**WHAT THE TASK ASKS:** Transcribe the stretch of entries below from the line with "Generate a Python" through the line with "linewidth=1.2, zorder=4)", exactly and with both ends included; leave out all other lines.

**EXTRACTED ENTRIES:**
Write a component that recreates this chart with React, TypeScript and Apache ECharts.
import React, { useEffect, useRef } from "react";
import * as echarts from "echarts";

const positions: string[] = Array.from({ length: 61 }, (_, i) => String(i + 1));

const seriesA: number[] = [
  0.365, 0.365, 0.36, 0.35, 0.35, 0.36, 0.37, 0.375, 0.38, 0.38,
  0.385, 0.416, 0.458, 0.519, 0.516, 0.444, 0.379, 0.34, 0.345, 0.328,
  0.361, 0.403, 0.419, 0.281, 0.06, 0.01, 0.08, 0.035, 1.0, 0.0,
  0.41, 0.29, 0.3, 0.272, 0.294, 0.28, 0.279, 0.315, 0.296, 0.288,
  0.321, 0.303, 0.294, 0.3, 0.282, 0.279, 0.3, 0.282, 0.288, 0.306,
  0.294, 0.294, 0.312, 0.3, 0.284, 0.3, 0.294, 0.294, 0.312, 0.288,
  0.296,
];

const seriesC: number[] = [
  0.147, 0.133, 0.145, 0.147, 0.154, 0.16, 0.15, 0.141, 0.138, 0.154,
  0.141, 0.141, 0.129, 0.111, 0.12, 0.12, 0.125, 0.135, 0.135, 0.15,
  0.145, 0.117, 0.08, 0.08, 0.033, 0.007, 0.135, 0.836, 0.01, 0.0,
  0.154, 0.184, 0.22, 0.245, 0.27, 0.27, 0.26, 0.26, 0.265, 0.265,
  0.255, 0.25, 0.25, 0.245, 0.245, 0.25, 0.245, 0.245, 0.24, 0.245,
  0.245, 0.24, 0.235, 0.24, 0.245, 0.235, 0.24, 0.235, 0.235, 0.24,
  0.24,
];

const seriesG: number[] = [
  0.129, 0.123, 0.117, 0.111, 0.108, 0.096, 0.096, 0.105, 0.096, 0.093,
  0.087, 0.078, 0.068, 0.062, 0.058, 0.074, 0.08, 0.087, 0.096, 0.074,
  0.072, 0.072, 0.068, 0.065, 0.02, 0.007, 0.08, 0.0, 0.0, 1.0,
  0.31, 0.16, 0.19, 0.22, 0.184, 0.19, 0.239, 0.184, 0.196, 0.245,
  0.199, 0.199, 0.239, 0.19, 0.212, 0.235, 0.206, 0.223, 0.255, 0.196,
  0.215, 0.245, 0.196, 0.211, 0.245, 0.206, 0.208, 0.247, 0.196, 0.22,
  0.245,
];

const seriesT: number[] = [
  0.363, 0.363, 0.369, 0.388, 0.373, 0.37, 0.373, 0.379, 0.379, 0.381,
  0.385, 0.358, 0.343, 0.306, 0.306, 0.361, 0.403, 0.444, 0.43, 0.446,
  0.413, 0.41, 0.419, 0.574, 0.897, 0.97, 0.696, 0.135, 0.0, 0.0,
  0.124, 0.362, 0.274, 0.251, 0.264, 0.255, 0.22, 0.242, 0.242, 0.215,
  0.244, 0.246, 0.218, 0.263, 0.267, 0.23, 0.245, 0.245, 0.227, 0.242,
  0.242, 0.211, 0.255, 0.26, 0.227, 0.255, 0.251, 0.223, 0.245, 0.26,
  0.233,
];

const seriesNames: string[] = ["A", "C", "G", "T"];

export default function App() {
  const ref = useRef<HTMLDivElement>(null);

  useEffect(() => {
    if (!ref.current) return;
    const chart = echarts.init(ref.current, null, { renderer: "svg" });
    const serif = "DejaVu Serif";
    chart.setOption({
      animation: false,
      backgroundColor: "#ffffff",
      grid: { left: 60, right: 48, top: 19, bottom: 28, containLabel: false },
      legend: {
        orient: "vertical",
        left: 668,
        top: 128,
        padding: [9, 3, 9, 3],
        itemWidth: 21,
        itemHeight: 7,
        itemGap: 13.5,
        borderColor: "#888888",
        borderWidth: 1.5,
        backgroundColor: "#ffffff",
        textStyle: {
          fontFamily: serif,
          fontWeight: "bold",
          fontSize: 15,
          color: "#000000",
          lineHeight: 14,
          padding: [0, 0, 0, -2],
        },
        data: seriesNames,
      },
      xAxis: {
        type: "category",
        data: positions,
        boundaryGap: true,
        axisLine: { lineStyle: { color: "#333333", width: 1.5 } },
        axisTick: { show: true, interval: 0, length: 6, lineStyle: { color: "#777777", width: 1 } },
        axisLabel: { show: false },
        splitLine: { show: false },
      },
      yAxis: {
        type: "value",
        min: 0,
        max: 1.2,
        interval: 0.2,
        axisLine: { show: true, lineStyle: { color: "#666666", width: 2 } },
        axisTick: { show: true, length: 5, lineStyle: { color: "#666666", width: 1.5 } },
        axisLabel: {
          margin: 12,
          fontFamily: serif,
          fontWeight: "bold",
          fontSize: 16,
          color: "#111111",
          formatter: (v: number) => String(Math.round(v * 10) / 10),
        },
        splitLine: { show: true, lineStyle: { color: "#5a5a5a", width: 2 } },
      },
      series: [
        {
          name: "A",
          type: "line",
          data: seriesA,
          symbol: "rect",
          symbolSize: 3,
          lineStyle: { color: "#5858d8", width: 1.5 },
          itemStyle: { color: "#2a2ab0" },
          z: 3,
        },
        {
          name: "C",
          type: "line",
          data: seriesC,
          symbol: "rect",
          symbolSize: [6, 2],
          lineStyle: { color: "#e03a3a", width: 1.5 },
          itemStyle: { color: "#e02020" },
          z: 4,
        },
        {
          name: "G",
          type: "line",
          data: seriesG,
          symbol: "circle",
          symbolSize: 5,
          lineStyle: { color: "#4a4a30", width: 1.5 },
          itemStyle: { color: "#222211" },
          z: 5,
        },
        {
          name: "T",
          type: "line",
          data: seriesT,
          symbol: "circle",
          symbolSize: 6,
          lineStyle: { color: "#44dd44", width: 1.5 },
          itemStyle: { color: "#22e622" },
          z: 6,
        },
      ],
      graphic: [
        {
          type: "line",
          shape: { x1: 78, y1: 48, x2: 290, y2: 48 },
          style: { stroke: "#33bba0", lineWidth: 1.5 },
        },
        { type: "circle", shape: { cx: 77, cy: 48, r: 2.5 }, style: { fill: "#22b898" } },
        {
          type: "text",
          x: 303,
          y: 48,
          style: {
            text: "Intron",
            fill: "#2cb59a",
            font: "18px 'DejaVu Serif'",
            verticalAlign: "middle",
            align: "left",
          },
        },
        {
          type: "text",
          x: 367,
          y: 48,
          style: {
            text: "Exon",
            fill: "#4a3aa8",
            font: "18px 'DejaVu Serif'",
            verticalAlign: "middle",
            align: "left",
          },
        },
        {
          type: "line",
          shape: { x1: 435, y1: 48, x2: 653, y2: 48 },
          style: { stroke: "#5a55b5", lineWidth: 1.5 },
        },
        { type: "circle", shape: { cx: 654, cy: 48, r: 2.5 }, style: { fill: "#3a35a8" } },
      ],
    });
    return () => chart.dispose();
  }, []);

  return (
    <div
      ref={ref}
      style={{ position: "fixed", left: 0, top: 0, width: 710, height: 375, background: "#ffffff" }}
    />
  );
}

---

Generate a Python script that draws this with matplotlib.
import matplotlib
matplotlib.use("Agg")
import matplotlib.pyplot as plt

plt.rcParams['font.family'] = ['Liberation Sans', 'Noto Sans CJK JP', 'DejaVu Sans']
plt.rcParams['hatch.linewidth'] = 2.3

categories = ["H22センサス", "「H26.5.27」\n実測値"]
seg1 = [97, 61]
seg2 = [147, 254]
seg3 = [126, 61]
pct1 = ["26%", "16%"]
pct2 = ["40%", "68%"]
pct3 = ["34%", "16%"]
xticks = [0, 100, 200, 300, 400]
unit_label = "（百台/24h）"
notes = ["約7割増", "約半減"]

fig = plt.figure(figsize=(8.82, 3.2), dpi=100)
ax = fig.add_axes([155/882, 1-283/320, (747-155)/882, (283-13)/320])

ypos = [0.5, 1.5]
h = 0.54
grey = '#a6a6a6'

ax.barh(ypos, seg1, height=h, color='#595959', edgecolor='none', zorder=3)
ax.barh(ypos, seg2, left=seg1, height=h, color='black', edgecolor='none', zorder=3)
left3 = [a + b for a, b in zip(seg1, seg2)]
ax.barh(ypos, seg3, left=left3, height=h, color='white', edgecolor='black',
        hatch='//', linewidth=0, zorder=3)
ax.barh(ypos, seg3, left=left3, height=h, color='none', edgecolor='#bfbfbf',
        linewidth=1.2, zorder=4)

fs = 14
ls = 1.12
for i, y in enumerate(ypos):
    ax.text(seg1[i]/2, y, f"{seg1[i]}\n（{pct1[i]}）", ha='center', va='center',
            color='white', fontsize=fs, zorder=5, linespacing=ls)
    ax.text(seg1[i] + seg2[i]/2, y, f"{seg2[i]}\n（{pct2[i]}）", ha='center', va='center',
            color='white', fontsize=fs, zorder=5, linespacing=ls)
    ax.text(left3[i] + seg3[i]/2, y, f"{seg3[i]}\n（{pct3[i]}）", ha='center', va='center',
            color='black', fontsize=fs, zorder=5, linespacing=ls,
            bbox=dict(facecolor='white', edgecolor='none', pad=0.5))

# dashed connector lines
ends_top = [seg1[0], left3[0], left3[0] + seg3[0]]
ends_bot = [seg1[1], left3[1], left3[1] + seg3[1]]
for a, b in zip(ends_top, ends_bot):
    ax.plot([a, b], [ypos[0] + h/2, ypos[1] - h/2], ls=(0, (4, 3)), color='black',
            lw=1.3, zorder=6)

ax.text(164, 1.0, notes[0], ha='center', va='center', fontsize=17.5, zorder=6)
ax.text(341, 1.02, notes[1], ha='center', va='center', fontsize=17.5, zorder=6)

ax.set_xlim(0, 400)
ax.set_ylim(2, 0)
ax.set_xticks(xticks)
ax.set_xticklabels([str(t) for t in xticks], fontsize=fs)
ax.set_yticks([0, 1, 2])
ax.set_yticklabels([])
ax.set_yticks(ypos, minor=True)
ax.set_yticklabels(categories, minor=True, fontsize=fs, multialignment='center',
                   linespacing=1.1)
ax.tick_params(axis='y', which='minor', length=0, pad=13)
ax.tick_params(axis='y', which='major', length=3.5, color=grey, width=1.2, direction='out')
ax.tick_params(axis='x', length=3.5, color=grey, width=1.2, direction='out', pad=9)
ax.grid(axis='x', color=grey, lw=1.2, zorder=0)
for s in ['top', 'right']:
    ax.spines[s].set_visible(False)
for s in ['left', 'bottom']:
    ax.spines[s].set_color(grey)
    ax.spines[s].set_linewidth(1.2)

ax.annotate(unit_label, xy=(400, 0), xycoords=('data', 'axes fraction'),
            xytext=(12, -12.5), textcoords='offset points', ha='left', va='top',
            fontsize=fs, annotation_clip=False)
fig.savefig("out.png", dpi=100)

* * *

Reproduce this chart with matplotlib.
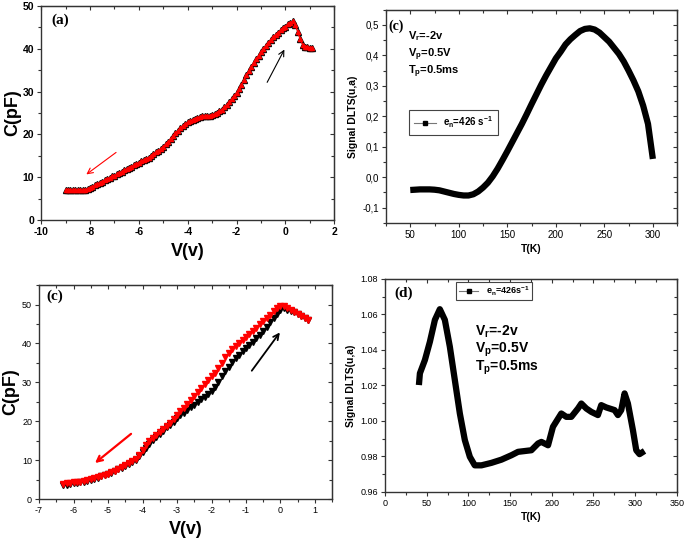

**REPLY TO THE EXERCISE:**
Generate a Python script that draws this with matplotlib.
import matplotlib
matplotlib.use("Agg")
import matplotlib.pyplot as plt

plt.rcParams['font.family'] = ['Liberation Sans', 'Noto Sans CJK JP', 'DejaVu Sans']
plt.rcParams['hatch.linewidth'] = 2.3

categories = ["H22センサス", "「H26.5.27」\n実測値"]
seg1 = [97, 61]
seg2 = [147, 254]
seg3 = [126, 61]
pct1 = ["26%", "16%"]
pct2 = ["40%", "68%"]
pct3 = ["34%", "16%"]
xticks = [0, 100, 200, 300, 400]
unit_label = "（百台/24h）"
notes = ["約7割増", "約半減"]

fig = plt.figure(figsize=(8.82, 3.2), dpi=100)
ax = fig.add_axes([155/882, 1-283/320, (747-155)/882, (283-13)/320])

ypos = [0.5, 1.5]
h = 0.54
grey = '#a6a6a6'

ax.barh(ypos, seg1, height=h, color='#595959', edgecolor='none', zorder=3)
ax.barh(ypos, seg2, left=seg1, height=h, color='black', edgecolor='none', zorder=3)
left3 = [a + b for a, b in zip(seg1, seg2)]
ax.barh(ypos, seg3, left=left3, height=h, color='white', edgecolor='black',
        hatch='//', linewidth=0, zorder=3)
ax.barh(ypos, seg3, left=left3, height=h, color='none', edgecolor='#bfbfbf',
        linewidth=1.2, zorder=4)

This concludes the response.